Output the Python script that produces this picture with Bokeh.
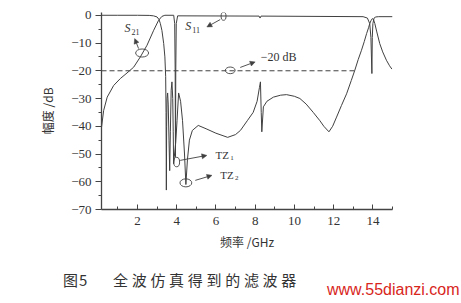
from bokeh.plotting import figure
from bokeh.models import (Range1d, FixedTicker, Label, Arrow, NormalHead, ColumnDataSource, Div)
from bokeh.layouts import column
from bokeh.embed import file_html
from bokeh.resources import INLINE

# ---------------- data ----------------
freq_s21 = [0.17, 0.28, 0.46, 0.79, 1.13, 1.47, 1.81, 2.15, 2.49, 2.83, 3.08, 3.25, 3.4,
            3.85, 3.9, 3.925, 3.94, 3.955, 3.98, 4.05, 8.2, 8.25, 8.3, 13.5, 13.72, 13.84,
            13.9, 13.95, 13.97, 14.0, 14.06, 14.15, 14.3, 15.0]
s21_db = [-40.4, -34.3, -29.5, -25.3, -22.8, -20.8, -18.7, -15.0, -10.8, -5.4, -1.8, -0.4, 0.0,
          0.0, -3.0, -20.0, -51.0, -20.0, -3.0, -0.2, -0.3, -1.0, -0.3, -0.5, -1.0, -3.0,
          -8.0, -21.0, -8.0, -3.0, -1.0, -0.6, -0.5, -0.5]

freq_s11 = [0.17, 1.0, 2.0, 2.6, 2.82, 3.0, 3.1, 3.17, 3.25, 3.34, 3.40, 3.44, 3.46, 3.475,
            3.49, 3.51, 3.54, 3.57, 3.61, 3.645, 3.68, 3.72, 3.76, 3.8, 3.825, 3.845, 3.88,
            3.95, 4.02, 4.1, 4.2, 4.3, 4.4, 4.47, 4.55, 4.65, 4.8, 5.1, 5.5, 6.0, 6.6, 7.0,
            7.25, 7.6, 7.9, 8.1, 8.22, 8.27, 8.31, 8.34, 8.42, 8.6, 8.93, 9.3, 9.6, 10.0,
            10.28, 10.6, 10.96, 11.3, 11.5, 11.76, 11.95, 12.15, 12.4, 12.66, 12.9, 13.08,
            13.25, 13.42, 13.56, 13.68, 13.78, 13.84, 13.9, 13.97, 14.03, 14.1, 14.2, 14.35,
            14.5, 14.69, 14.85, 14.97]
s11_db = [0.0, 0.0, 0.0, -0.05, -0.2, -0.6, -1.5, -3.0, -5.5, -10.2, -15.0, -22.0, -35.0, -63.0,
          -40.0, -30.0, -28.0, -32.0, -45.0, -56.0, -42.0, -27.0, -24.0, -30.0, -42.0, -53.5, -51.0,
          -46.0, -38.0, -28.0, -31.0, -38.0, -50.0, -61.0, -52.0, -45.0, -41.5, -39.7, -40.9, -42.5, -44.0, -43.0,
          -41.5, -38.0, -35.0, -31.0, -26.0, -24.0, -35.0, -42.0, -33.0, -31.0, -29.5, -28.8, -28.6, -29.2,
          -30.0, -32.0, -35.0, -38.0, -40.0, -42.0, -40.0, -36.7, -32.5, -28.3, -23.5, -19.8,
          -16.0, -12.6, -9.5, -6.6, -4.5, -3.0, -2.0, -1.2, -1.5, -3.0, -6.0, -10.2,
          -13.2, -16.2, -18.2, -19.4]

ref_level_db = -20
ref_end_ghz = 13.08

x_ticks = [2, 4, 6, 8, 10, 12, 14]
x_minor = [1, 3, 5, 7, 9, 11, 13, 15]
y_ticks = [0, -10, -20, -30, -40, -50, -60, -70]
y_minor = [-5, -15, -25, -35, -45, -55, -65]

caption_fig = "图5"
caption_text = "全波仿真得到的滤波器"
watermark = "www.55dianzi.com"

# ---------------- main figure ----------------
X0, X1 = 0.17, 15.0
Y0, Y1 = -70.0, 1.0
p = figure(width=461, height=258, output_backend="svg", toolbar_location=None,
           x_range=Range1d(X0, X1), y_range=Range1d(Y0, Y1),
           min_border_left=101, min_border_right=69, min_border_top=12, min_border_bottom=49)
p.outline_line_color = None
p.grid.visible = False
p.background_fill_color = "white"
p.border_fill_color = "white"

SERIF = "Liberation Serif"
CJK = "Noto Sans CJK SC"
AX = "#444444"
TC = "#333333"

xa = p.xaxis[0]
xa.ticker = FixedTicker(ticks=x_ticks, minor_ticks=x_minor)
xa.axis_line_color = AX
xa.axis_line_width = 1.3
xa.major_tick_line_color = AX
xa.minor_tick_line_color = AX
xa.major_tick_in = 5
xa.major_tick_out = 0
xa.minor_tick_in = 3
xa.minor_tick_out = 0
xa.major_label_text_font = SERIF
xa.major_label_text_font_size = "13px"
xa.major_label_text_color = TC
xa.major_label_standoff = 7
xa.axis_label = "频率 /GHz"
xa.axis_label_text_font = CJK
xa.axis_label_text_font_size = "12px"
xa.axis_label_text_font_style = "normal"
xa.axis_label_text_color = TC
xa.axis_label_standoff = 5

ya = p.yaxis[0]
ya.ticker = FixedTicker(ticks=y_ticks, minor_ticks=y_minor)
ya.axis_line_color = AX
ya.axis_line_width = 1.3
ya.major_tick_line_color = AX
ya.minor_tick_line_color = AX
ya.major_tick_in = 0
ya.major_tick_out = 6
ya.minor_tick_in = 0
ya.minor_tick_out = 3
ya.major_label_text_font = SERIF
ya.major_label_text_font_size = "13px"
ya.major_label_text_color = TC
ya.major_label_standoff = 4
ya.major_label_overrides = {t: ("\u2212" + str(-t) if t < 0 else str(t)) for t in y_ticks}
ya.axis_label = "幅度 /dB"
ya.axis_label_text_font = CJK
ya.axis_label_text_font_size = "12px"
ya.axis_label_text_font_style = "normal"
ya.axis_label_text_color = TC
ya.axis_label_standoff = 12

LC = "#404040"
p.line(freq_s11, s11_db, line_color=LC, line_width=1)
p.line(freq_s21, s21_db, line_color=LC, line_width=1)
p.line([X0, ref_end_ghz], [ref_level_db, ref_level_db], line_color=LC, line_width=1,
       line_dash="5 3")

ell = ColumnDataSource(dict(
    x=[2.24, 6.39, 6.73, 4.0, 4.47],
    y=[-13.6, -0.36, -19.85, -52.9, -60.4],
    w=[0.66, 0.25, 0.5, 0.3, 0.6],
    h=[2.9, 2.9, 2.4, 3.4, 2.9],
))
p.ellipse(x="x", y="y", width="w", height="h", source=ell, fill_color=None,
          line_color=LC, line_width=0.9)

arrows = [((2.06, -12.0), (1.86, -8.4)),
          ((6.22, -1.55), (5.54, -4.2)),
          ((7.24, -18.8), (8.0, -16.8)),
          ((4.18, -52.3), (5.54, -50.5)),
          ((4.95, -59.5), (5.8, -57.7))]
for (xs, ys), (xe, ye) in arrows:
    p.add_layout(Arrow(end=NormalHead(size=5, fill_color=LC, line_color=LC, line_width=0.5),
                       x_start=xs, y_start=ys, x_end=xe, y_end=ye,
                       line_color=LC, line_width=0.9))

def lab(x, y, text, size, style="normal", font=SERIF, xo=0, yo=0, align="center", color=TC):
    p.add_layout(Label(x=x, y=y, text=text, text_font=font, text_font_size=size,
                       text_font_style=style, text_align=align, text_baseline="middle",
                       x_offset=xo, y_offset=yo, text_color=color))

lab(1.49, -4.7, "S", "12px", "italic")
lab(1.49, -4.7, "21", "8px", xo=4, yo=-4, align="left")
lab(4.59, -4.0, "S", "12px", "italic")
lab(4.59, -4.0, "11", "8px", xo=4, yo=-4, align="left")
lab(6.32, -50.2, "TZ", "11px")
lab(6.32, -50.2, "1", "7px", xo=8, yo=-3, align="left")
lab(6.57, -57.4, "TZ", "11px")
lab(6.57, -57.4, "2", "7px", xo=8, yo=-3, align="left")
lab(9.27, -15.2, "\u221220  dB", "12px")

# ---------------- caption strip ----------------
html = (
    '<div style="position:relative;width:461px;height:45px;overflow:hidden;">'
    '<span style="position:absolute;left:63px;top:11px;font-family:\'Noto Sans CJK SC\';'
    'font-size:15px;line-height:22px;color:#333;letter-spacing:1px;white-space:nowrap;">'
    + caption_fig + '</span>'
    '<span style="position:absolute;left:113px;top:11px;font-family:\'Noto Sans CJK SC\';'
    'font-size:15px;line-height:22px;color:#333;letter-spacing:3.7px;white-space:nowrap;">'
    + caption_text + '</span>'
    '<span style="position:absolute;left:327px;top:23px;font-family:\'Liberation Sans\';'
    'font-size:16px;line-height:18px;color:#d8261c;white-space:nowrap;">'
    + watermark + '</span>'
    '</div>'
)
cap = Div(text=html, width=461, height=45, margin=(0, 0, 0, 0))

layout = column(p, cap, spacing=0)
open("out.html", "w").write(file_html(layout, INLINE))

──────────────────────────────

- [What is being asked]: Omitting all pictures, restate exactly the lines of the material from its start through the line that contains "-8.0, -21.0, -8.0, -3.0, -1.0, -0.6, -0.5, -0.5]".

- [Full output]:
Output the Python script that produces this picture with Bokeh.
from bokeh.plotting import figure
from bokeh.models import (Range1d, FixedTicker, Label, Arrow, NormalHead, ColumnDataSource, Div)
from bokeh.layouts import column
from bokeh.embed import file_html
from bokeh.resources import INLINE

# ---------------- data ----------------
freq_s21 = [0.17, 0.28, 0.46, 0.79, 1.13, 1.47, 1.81, 2.15, 2.49, 2.83, 3.08, 3.25, 3.4,
            3.85, 3.9, 3.925, 3.94, 3.955, 3.98, 4.05, 8.2, 8.25, 8.3, 13.5, 13.72, 13.84,
            13.9, 13.95, 13.97, 14.0, 14.06, 14.15, 14.3, 15.0]
s21_db = [-40.4, -34.3, -29.5, -25.3, -22.8, -20.8, -18.7, -15.0, -10.8, -5.4, -1.8, -0.4, 0.0,
          0.0, -3.0, -20.0, -51.0, -20.0, -3.0, -0.2, -0.3, -1.0, -0.3, -0.5, -1.0, -3.0,
          -8.0, -21.0, -8.0, -3.0, -1.0, -0.6, -0.5, -0.5]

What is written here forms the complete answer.